Coffee and wine comparisons are flawed – the two industries are worlds apart

wine industry
  • Coffee and wine have been increasingly compared since the 1990s
  • Morten Scholer highlights contrasting trade and supply chains in his landmark book
  • More suitable comparisons could be found in the cacao and tea sectors

COMPARISONS BETWEEN wine and specialty coffee are difficult to escape. As coffee has increasingly transitioned from a commodity to a luxury product over the last 30 years, it has seemed a natural thing to do.

After all, at the core of the specialty coffee industry is a quest for quality excellence, and the belief that, similar to wine, true appreciation of coffee requires a discerning palate. And it’s true that sensory attributes, sophisticated branding, and high prices regularly overlap.

Concepts such as terroir, tasting notes, and variety blends that dominate the specialty coffee industry have also been heavily inspired by the wine industry.

For example, Ted Lingle developed the original Coffee Tasting Flavor Wheel in 1992, borrowing from the logic and descriptors of wine’s sensory analysis, including flavour, aroma, and texture attributes.

George Howell, one of the pioneers of the specialty coffee movement in the US in the early 1970s, took a similar approach, selling coffee like wine by showcasing the rarest and most expensive, while also offering high-quality, affordable coffees that would appeal to the masses.

However,  from their supply chains to their trade systems, the two industries are, in reality, starkly different

“Since the beginning of specialty coffee, people like Ted Lingle and George Howell have compared the sensory attributes of coffee and wine,” says Vanúsia Nogueira, the executive director of the International Coffee Organization (ICO).

“For me, evaluation and sensory experience are indeed major similarities – but the comparison doesn’t go much further.

“Even when you talk of microlots and a 90+ coffee score, they may well be attributed to the terroir, but only partly. The barista can make or break it through brewing, or the roaster through roasting.”

Coffee and wine comparisons

A tale of two industries

At the 2015 World Barista Championships, Sasa Sestic made waves when he presented a coffee that had undergone carbonic maceration, a fermentation technique commonly used in winemaking.

For many, this technique only reinforced the connection between the coffee and wine industries and sparked a search for further inspiration.

However, in his seminal book, Coffee and Wine: Two Worlds Compared, Morten Scholer argued that the similarities between coffee production and winemaking are overstated. Scholer’s main point of contention is trade.

Coffee is exported as a raw commodity, whereas wine is sold as a final product by the producer, bottled and ready to drink.

The length and complexity of the coffee supply chain, therefore, means there are more factors that will make or break the final product. This also means there is generally a wider gap between the producers and the consumers.

“Coffee producers’ major clients are traders and importers in consumer countries. For winemakers, they are retail actors,” Vanúsia says. “Most coffee producers are completely disconnected from the consumer side.
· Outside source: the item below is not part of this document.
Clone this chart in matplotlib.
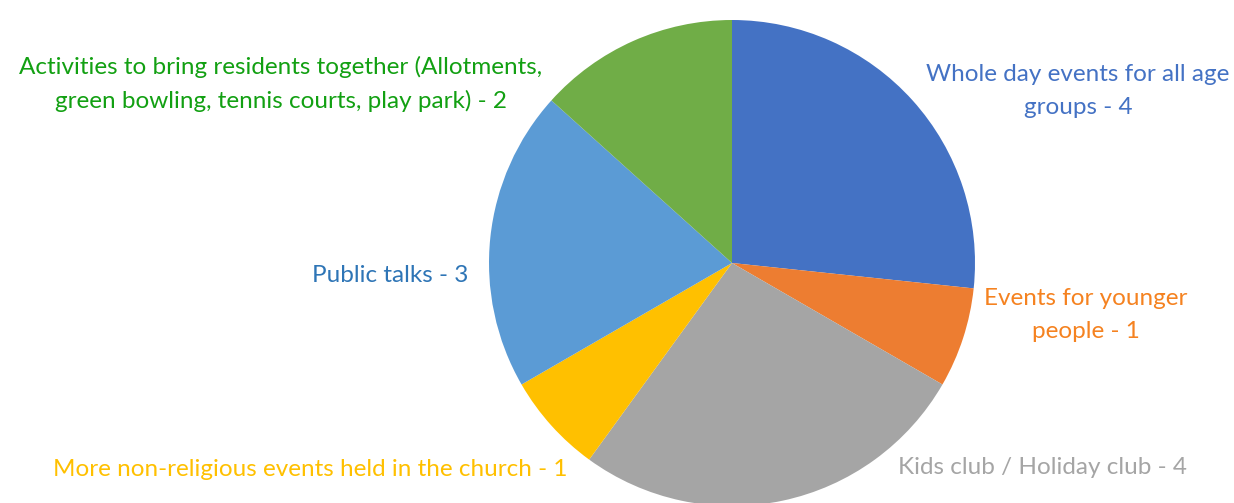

In the same way, it’s hard for consumers to understand their challenges.”

The coffee industry is also subject to greater volatility, with prices susceptible to dramatic swings on the world’s leading commodity exchanges. In contrast, the price of wine is considered relatively stable, with no world market or benchmark price for an internationally recognised standard.

Furthermore, European wine-producing countries subsidise their wine producers, while coffee producing countries, often developing economies, do not have the capacity to do the same. Scholer notes that these subsidies for coffee are too complex to calculate or evaluate.

Vanúsia suggests that subsidies handed out to winemakers in Europe only serve to highlight why coffee production should be viewed in a league of its own.

“[Subsidies] keep producers in the field and countries on the production map, but they are very EU-specific,” she explains. “Brazil, Chile and Argentina have a highly developed wine industry, but they don’t have subsidies. This is a case of rich versus poor countries. Because coffee comes from developing economies, governments don’t have the capacity to subsidise coffee producers.”

The size of companies in the industry also differs greatly. Some coffee companies are huge, holding 15% or more of the world market. The largest wine companies, on the other hand, cover less than 3% of the world.

cacao

Towards a more accurate comparison

Agricultural value chains with production origins in developing countries and closer supply chains may offer more suitable comparisons.

Vanúsia suggests cocoa and tea as more relevant sectors in terms of supply chain structure, production systems and sensory evaluation.

“Cocoa, coffee and tea have a predominance of small producers, many intermediaries in the chain and the producers rarely have control over the final consumer product,” she says.

Finding useful agribusiness comparisons may also help coffee producers diversify their crops, income streams, and risks. Identifying crops with similar production requirements, supply chains and trading systems could help them find more lucrative options to supplement their income and grow their business without too many transition costs.

Spices like ginger, black pepper and cardamom or avocado trees are some examples.

When you take a closer look, coffee and wine production and trade are in fact worlds apart. Modelling production and business strategies on a sector with such a different landscape may not be doing the specialty coffee industry any favours.

The goal may be to get consumers to appreciate the attributes and value of coffee in the same way they do wine – but the means to achieve it may be entirely different.